You don't need to show it once. You simply need to showcase that she has the ability. For example:

After the unelaborated gun switch, have her show off her military tattoo that clearly proves she must have the skill (e.g. Navy SEAL tattoo)
Have someone witness it and talk to her about it after, at which point she elaborates that her (military/cop) father drilled this into her as part of teaching her self-defense.
Have someone witness it and talk to her about it after, at which point she elaborates on her aptitude during police/miltary training.

You're right that you need some kind of proof that this skill isn't just lampshaded, but you don't necessarily need to do that by describing the actual movement.

I finally tried being more abstract with metaphors and similitudes relying on the ideas of speed and force. Her hand hit like thunder, and she whirled the gun away from the other's fingers. It was a wet rock slipping under the greater will of the sea. And while it may be appropriate for martial art fiction, it is breaking the style and setting of my thriller.

I'd stay away from this because it's not the focus of the story. This isn't the story of someone with exceptional upper arm strength, or someone who is mustering more strength than she's ever had before.
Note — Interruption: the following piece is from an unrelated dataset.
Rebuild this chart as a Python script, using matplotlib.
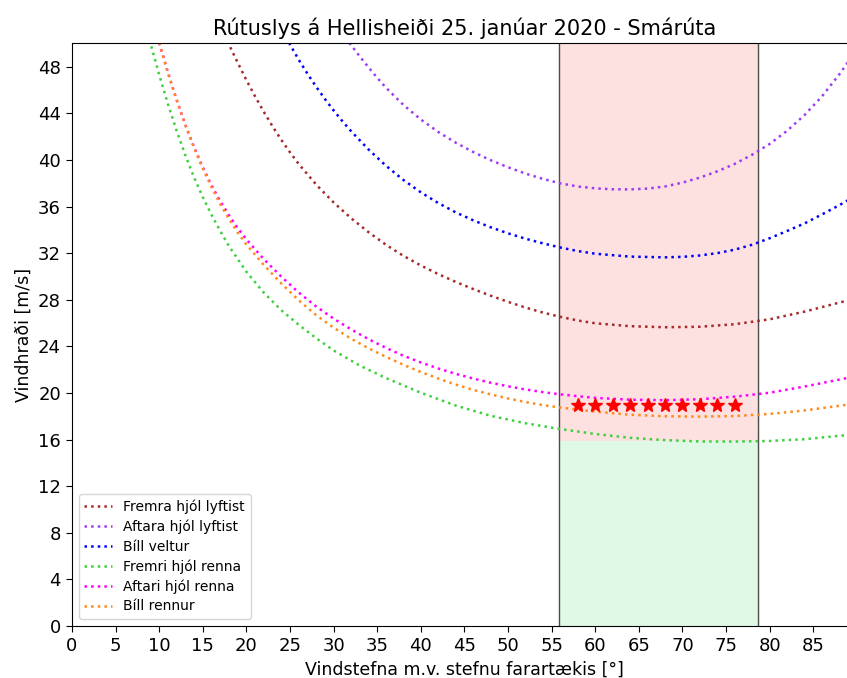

Thrillers tend to go for bleak realism over the more flashy description you're using here. Your description sounds more like a superhero action movie.

Question: I imagine that this issue is more general to quick combat scenes, which resolve in less than a few seconds. How to get a pacing that surprises the reader and renders the swiftness of the action?

More often than not, surprise is used when it surprises the characters too. In that case, narrating things from their point of view inherently entails experiencing the surprise.

E.g. when a swordsman is so skilled that they cut the opponent before they even realize, write about how the opponent stood there and then noticed that he had been cut. The reader automatically has to reverse engineer the situation (there's a cut wound, therefore he must have managed to wound his opponent) just like the surprised opponent has to.

Or as a second example, when talking about a surprise assassination, first reveal it by the target feeling a sharp pain in their back before you actually talk about the assassin standing behind the target's back.

You can take a lot of inspiration here from movies too. As long as you narrate it in the same order that the camera shots take place, the same surprise will happen.